Coupling is calculated as the ratio in decibels of the incident power fed into the input port of the main line of the directional coupler to the coupled port power of the secondary line when all ports are terminated by reflectionless terminations. A 3-dB directional coupler (hybrid network) is a special class of directional couplers in which signals at the two output ports are equal. Its insertion loss is the ratio (in decibels) of input power and output power of the main line with reflectionless terminations connected to ports of the directional coupler. Insertion loss is a combination of coupling loss, conductor loss, dielectric loss, isolation loss, and mismatched loss. Directivity is calculated as the ratio (in decibels) of power of the couple port and the isolated port when all ports are terminated by reflectionless terminations. Isolation is the ratio in decibels of power at an isolated port to available power at the input port. The isolation is equal to the sum of the directivity and coupling.

A directional coupler’s relative phase difference can be quadrature (Δφ = 90 deg.) or in-phase/out-of-phase (Δφ = 0 deg. or 180 deg.). A coupler’s bandwidth is the range of frequencies for which a parameter falls within a specified limit with respect to certain characteristics. Couplers can be generally separated into narrowband (less than 20 percent) and broadband (greater than 20 percent) designs.

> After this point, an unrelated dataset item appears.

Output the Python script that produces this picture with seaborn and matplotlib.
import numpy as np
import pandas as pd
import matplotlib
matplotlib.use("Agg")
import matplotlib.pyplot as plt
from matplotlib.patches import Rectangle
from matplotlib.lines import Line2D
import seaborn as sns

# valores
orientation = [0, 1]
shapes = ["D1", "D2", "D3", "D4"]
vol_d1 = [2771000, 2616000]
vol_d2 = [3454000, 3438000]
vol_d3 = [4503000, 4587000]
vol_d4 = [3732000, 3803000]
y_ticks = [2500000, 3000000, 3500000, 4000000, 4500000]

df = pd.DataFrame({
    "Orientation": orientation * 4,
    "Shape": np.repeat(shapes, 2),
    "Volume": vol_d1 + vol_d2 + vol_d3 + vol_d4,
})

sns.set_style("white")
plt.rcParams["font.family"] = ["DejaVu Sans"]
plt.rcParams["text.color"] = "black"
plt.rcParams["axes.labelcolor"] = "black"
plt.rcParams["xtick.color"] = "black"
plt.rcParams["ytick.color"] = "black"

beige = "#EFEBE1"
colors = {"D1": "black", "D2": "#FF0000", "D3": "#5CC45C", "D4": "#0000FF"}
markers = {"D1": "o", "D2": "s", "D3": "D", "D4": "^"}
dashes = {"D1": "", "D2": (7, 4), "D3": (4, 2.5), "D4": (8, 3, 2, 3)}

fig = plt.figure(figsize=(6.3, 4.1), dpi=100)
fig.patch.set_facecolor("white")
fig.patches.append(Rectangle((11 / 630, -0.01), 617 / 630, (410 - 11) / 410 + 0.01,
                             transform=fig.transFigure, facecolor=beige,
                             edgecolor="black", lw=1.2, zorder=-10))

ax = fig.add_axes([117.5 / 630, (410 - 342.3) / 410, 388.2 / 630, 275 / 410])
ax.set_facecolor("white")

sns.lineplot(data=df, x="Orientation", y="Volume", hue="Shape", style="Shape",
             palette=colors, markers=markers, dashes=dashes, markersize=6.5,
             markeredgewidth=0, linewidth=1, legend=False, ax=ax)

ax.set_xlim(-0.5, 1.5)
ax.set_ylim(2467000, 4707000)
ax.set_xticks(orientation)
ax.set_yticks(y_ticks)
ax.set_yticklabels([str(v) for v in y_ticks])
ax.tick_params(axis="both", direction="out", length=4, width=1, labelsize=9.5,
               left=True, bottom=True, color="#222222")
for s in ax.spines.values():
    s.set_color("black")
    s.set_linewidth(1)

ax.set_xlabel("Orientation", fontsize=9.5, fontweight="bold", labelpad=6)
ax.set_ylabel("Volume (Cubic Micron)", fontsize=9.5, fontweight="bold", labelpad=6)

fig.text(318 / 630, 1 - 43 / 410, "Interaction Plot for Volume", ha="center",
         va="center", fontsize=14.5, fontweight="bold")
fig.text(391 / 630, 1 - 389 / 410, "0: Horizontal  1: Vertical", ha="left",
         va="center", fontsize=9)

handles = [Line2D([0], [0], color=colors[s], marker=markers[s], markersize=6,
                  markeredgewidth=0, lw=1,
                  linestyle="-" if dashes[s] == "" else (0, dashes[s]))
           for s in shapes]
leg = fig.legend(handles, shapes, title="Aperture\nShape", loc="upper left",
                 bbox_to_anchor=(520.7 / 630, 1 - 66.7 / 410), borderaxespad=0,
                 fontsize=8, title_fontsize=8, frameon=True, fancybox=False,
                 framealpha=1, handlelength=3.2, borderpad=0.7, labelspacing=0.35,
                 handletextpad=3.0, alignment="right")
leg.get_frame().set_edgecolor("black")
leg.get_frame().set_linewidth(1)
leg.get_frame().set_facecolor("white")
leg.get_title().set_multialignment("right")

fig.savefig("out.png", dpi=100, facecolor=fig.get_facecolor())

Figure 2 shows a design flow for a planar directional coupler. Defining a system-level specification is the first step in the design flow. This involves system-level requirements applied directly to a directional coupler, as well as derived requirements that depend on the system requirements. Directional couplers specifications include electrical, cost, size, and other requirements. The major parameters that define RF and microwave planar directional couplers are bandwidth, type of directivity, relative output phases (Δf), phase imbalance, coupling (C), amplitude imbalance, insertion loss (IL), matching or return loss (RL), isolation (ISO), integration level, and cost. A coupler’s RF specifications include margin for manufacturing tolerances, environmental conditions, and performance degradation over a system’s life.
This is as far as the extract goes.